**Material for the task:**
>> Begin

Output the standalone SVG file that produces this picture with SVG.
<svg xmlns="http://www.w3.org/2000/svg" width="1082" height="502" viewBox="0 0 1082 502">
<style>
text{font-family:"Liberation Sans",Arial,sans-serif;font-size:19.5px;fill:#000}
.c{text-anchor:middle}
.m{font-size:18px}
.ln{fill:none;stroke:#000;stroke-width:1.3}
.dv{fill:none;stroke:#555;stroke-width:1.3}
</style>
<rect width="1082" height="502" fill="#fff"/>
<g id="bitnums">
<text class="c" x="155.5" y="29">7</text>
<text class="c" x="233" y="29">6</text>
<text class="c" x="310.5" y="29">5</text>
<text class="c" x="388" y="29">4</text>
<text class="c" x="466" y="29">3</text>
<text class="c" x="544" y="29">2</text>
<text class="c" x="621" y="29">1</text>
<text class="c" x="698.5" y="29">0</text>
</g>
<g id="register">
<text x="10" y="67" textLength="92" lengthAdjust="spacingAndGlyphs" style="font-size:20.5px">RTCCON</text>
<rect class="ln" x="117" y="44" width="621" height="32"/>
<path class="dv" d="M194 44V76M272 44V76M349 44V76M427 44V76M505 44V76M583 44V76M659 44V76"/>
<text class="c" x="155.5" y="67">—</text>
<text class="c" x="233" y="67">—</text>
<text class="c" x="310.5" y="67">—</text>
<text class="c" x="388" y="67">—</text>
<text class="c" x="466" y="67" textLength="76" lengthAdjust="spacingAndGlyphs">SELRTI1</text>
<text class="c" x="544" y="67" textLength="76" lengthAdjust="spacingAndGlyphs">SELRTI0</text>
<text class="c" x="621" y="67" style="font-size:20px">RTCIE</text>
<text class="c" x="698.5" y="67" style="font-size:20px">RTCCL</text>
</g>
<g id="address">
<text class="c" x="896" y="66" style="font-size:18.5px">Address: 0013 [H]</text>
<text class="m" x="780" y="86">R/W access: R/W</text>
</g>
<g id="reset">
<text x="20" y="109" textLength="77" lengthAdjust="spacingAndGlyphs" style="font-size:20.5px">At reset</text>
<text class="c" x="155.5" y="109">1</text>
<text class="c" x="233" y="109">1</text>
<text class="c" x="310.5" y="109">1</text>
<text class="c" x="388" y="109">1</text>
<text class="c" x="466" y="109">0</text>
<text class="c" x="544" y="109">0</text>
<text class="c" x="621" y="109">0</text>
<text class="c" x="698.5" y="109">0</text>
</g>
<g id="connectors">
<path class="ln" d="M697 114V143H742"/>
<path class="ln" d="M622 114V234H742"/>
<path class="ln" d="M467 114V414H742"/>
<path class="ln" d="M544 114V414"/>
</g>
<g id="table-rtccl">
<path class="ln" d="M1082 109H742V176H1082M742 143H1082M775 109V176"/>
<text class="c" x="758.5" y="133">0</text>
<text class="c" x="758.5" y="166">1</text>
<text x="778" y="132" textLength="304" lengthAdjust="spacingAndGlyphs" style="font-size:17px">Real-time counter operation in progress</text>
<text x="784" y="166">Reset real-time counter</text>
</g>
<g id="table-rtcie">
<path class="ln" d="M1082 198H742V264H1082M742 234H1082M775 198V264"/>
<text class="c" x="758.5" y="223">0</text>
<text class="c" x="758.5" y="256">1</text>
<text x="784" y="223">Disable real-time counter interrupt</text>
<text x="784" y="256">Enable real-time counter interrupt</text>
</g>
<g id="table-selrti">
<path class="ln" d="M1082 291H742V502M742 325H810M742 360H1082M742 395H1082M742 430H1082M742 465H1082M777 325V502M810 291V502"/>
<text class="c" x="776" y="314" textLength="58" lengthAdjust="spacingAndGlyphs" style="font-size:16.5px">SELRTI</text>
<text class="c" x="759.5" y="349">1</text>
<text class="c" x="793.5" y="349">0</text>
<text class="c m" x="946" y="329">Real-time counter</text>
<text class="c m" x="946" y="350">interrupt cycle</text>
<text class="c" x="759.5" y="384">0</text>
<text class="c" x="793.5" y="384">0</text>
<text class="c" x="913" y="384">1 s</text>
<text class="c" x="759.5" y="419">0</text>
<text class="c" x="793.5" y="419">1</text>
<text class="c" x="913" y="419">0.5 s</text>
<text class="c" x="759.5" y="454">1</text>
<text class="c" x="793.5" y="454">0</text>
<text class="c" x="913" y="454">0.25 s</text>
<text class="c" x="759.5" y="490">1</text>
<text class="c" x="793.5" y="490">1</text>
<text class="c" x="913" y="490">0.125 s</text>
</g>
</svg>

>> End
>> Begin

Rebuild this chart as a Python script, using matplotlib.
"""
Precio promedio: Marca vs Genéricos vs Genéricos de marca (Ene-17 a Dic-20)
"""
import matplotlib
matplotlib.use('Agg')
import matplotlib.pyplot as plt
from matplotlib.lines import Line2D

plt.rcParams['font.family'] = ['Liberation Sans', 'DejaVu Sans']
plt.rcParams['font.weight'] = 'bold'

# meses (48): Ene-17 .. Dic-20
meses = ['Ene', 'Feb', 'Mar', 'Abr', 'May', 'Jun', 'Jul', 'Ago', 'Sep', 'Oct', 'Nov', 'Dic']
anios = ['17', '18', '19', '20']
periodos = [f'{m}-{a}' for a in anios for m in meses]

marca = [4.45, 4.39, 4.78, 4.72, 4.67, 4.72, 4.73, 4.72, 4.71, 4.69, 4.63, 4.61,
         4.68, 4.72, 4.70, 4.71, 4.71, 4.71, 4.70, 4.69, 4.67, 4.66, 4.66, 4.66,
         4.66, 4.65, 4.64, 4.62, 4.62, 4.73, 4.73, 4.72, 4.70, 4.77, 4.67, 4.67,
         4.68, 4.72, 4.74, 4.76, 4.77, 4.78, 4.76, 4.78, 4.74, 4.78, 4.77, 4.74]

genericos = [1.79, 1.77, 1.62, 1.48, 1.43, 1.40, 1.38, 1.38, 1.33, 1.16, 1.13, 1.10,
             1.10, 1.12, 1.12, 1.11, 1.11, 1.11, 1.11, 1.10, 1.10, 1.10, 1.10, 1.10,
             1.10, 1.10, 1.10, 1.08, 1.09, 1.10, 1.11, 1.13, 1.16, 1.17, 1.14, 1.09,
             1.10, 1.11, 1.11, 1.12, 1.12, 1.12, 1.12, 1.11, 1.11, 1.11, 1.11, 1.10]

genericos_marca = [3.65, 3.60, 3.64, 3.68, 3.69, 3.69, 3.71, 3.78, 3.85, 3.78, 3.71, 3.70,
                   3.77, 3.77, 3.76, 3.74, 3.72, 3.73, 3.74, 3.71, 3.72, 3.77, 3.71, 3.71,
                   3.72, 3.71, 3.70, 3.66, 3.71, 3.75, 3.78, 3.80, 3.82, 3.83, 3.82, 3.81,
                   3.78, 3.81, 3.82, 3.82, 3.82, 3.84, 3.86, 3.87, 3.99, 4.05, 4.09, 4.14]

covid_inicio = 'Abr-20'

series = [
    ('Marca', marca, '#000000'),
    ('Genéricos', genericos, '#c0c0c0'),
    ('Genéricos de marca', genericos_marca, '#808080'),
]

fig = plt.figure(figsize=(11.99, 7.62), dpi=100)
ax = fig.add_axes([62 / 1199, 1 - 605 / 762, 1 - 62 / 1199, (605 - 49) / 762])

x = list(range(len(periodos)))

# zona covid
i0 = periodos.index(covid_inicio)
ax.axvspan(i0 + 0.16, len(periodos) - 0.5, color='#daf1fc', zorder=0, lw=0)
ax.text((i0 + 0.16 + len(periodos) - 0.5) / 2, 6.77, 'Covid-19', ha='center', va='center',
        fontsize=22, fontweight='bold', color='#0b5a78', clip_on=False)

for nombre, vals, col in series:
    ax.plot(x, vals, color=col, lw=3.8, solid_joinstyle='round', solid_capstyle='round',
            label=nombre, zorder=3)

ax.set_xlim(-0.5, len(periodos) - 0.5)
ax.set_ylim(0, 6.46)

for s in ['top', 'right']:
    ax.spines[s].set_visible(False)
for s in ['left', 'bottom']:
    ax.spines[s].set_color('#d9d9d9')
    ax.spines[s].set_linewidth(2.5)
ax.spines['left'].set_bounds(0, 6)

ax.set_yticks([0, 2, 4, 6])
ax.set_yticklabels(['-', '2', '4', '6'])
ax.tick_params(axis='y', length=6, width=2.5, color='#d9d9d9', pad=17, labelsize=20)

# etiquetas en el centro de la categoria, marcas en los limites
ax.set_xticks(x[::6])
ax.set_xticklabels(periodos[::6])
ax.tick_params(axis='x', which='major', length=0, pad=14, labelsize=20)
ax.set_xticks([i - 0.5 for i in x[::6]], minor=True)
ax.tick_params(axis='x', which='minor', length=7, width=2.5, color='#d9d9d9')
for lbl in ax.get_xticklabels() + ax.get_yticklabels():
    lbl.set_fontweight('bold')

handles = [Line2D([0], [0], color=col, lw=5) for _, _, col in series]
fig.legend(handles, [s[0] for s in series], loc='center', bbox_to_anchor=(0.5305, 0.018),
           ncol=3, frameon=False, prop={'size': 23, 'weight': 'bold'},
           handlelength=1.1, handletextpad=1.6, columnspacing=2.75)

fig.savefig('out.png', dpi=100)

>> End

**Brief:**
Set down exactly the lines from the line that contains "Rebuild this chart" to the line that contains "m in meses]", both lines included, and nothing more.

**Worked solution:**
Rebuild this chart as a Python script, using matplotlib.
"""
Precio promedio: Marca vs Genéricos vs Genéricos de marca (Ene-17 a Dic-20)
"""
import matplotlib
matplotlib.use('Agg')
import matplotlib.pyplot as plt
from matplotlib.lines import Line2D

plt.rcParams['font.family'] = ['Liberation Sans', 'DejaVu Sans']
plt.rcParams['font.weight'] = 'bold'

# meses (48): Ene-17 .. Dic-20
meses = ['Ene', 'Feb', 'Mar', 'Abr', 'May', 'Jun', 'Jul', 'Ago', 'Sep', 'Oct', 'Nov', 'Dic']
anios = ['17', '18', '19', '20']
periodos = [f'{m}-{a}' for a in anios for m in meses]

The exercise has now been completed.